— START —

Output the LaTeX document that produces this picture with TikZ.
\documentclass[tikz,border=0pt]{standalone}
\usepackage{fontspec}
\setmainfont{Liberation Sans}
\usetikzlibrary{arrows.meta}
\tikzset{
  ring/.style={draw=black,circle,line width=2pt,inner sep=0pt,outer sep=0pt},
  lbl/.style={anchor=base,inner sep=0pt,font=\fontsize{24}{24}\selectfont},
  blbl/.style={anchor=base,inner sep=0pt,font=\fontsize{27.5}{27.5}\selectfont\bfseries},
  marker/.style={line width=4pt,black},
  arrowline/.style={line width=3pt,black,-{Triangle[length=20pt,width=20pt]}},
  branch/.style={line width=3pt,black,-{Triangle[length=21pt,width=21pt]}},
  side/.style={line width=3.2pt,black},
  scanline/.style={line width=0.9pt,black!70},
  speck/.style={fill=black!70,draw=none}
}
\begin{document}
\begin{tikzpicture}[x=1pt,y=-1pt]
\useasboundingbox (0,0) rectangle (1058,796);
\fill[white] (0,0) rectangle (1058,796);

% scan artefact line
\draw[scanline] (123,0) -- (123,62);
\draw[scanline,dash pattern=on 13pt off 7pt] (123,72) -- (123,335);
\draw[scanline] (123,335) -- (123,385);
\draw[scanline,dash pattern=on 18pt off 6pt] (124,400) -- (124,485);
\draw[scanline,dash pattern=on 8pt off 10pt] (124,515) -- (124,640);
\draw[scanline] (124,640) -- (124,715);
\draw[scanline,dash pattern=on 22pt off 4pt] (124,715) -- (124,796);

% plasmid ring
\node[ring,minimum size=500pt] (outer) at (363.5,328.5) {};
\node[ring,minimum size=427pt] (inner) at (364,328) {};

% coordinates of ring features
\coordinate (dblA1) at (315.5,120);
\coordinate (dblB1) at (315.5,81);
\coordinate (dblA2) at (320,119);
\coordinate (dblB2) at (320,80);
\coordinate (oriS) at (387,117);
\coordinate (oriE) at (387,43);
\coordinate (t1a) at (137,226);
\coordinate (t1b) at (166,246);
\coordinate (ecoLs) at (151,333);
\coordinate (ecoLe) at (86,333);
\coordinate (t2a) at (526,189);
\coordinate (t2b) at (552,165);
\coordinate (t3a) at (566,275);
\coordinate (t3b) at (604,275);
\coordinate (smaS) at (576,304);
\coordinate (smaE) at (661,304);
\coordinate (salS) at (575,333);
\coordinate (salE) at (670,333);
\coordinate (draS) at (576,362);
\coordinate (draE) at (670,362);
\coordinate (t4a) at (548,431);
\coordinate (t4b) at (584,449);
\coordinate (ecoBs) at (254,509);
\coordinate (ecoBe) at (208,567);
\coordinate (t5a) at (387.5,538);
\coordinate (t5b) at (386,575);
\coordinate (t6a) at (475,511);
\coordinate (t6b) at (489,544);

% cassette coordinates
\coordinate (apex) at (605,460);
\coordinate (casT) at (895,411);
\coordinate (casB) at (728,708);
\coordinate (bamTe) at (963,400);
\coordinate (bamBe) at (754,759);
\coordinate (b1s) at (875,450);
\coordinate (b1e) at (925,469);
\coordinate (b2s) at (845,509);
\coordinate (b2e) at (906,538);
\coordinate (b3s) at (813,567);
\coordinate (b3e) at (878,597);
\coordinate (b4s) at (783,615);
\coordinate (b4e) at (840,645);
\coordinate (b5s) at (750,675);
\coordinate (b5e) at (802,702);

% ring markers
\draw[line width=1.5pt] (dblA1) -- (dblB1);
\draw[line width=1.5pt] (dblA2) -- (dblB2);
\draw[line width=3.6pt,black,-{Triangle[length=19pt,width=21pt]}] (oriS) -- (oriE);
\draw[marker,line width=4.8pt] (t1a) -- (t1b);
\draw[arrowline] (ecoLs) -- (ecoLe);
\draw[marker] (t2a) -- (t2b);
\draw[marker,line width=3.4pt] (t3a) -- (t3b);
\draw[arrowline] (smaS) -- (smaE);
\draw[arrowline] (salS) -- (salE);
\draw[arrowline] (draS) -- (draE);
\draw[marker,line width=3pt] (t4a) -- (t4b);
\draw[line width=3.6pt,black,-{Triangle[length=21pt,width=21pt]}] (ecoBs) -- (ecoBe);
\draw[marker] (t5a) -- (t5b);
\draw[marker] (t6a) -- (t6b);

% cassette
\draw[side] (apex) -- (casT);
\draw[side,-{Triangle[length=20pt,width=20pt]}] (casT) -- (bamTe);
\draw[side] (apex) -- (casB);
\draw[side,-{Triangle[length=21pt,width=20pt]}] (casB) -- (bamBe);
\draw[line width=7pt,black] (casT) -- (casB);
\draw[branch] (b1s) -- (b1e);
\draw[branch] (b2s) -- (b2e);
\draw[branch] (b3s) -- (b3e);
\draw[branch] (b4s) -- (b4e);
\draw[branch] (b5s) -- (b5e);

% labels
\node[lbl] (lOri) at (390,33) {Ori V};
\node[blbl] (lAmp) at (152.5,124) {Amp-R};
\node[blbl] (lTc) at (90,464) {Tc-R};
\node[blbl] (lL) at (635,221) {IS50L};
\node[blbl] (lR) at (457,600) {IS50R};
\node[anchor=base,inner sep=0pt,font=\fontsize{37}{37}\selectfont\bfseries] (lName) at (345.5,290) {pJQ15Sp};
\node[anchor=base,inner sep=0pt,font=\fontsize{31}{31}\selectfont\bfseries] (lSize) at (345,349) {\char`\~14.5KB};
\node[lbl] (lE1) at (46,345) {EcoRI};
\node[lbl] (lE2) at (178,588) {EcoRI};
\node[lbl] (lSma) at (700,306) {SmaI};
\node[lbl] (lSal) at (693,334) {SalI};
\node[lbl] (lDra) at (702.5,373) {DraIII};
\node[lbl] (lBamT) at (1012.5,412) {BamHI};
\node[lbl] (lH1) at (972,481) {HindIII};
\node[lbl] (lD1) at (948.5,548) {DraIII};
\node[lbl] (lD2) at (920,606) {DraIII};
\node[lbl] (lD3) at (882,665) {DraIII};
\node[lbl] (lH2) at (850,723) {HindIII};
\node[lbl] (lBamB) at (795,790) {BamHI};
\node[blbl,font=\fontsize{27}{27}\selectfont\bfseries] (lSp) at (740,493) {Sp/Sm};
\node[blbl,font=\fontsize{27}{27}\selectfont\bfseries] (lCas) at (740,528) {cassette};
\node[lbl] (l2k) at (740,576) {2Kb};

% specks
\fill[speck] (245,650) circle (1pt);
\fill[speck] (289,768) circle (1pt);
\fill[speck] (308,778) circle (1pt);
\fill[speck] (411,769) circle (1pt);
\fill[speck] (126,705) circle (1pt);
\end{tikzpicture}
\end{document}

— END —
— START —

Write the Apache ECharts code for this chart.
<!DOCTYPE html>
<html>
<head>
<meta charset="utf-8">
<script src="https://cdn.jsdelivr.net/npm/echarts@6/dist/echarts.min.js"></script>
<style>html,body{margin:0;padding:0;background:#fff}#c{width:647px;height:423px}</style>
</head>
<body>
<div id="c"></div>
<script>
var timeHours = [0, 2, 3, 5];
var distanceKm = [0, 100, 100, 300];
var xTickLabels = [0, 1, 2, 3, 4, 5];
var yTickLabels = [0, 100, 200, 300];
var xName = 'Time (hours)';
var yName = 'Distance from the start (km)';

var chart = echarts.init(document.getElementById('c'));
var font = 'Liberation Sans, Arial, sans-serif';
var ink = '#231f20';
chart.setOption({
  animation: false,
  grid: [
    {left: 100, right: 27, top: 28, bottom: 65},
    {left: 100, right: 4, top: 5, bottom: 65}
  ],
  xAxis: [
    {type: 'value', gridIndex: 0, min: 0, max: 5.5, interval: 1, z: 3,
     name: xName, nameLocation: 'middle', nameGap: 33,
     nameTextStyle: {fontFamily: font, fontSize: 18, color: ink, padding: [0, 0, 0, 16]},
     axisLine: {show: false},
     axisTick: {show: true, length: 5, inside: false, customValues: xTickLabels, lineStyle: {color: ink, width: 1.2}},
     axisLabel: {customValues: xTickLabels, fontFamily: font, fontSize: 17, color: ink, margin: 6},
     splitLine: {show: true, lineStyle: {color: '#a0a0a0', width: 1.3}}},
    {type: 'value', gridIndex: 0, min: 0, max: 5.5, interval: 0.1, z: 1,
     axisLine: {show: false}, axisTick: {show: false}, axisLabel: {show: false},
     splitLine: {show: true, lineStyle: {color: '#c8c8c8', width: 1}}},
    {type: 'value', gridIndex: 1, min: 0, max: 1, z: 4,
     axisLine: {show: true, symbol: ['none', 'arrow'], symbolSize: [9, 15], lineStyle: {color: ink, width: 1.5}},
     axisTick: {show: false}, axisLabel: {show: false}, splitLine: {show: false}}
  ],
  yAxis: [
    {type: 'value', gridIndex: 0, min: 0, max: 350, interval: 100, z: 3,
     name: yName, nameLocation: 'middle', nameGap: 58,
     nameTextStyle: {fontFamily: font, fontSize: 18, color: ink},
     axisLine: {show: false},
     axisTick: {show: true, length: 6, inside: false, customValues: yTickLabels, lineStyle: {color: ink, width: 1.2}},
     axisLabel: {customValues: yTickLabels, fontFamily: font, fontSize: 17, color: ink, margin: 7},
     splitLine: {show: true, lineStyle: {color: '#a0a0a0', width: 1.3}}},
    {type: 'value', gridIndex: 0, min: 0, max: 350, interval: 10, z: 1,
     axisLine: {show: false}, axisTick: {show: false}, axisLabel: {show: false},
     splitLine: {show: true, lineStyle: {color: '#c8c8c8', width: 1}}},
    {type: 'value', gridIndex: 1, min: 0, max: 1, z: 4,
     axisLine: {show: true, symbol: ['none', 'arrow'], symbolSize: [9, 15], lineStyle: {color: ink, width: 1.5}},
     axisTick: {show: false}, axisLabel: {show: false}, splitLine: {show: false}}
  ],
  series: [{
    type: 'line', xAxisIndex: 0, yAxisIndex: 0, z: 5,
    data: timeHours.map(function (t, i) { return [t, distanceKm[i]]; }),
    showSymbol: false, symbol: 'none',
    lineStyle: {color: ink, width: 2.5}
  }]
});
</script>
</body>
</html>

— END —
— START —

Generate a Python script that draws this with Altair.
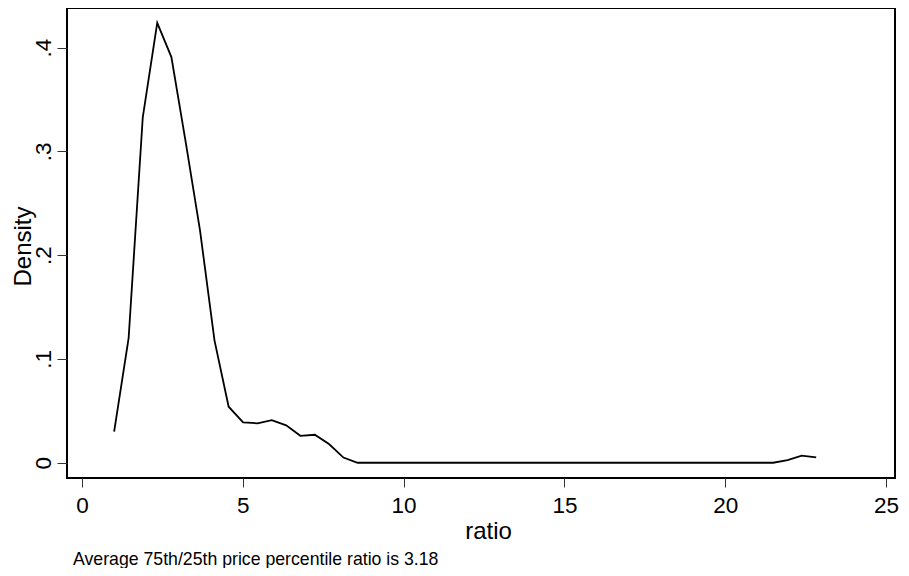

— END —

* [Short task] Check all the records above and select each line where the string "that" is found.

* [Task response]
Output the LaTeX document that produces this picture with TikZ.
Generate a Python script that draws this with Altair.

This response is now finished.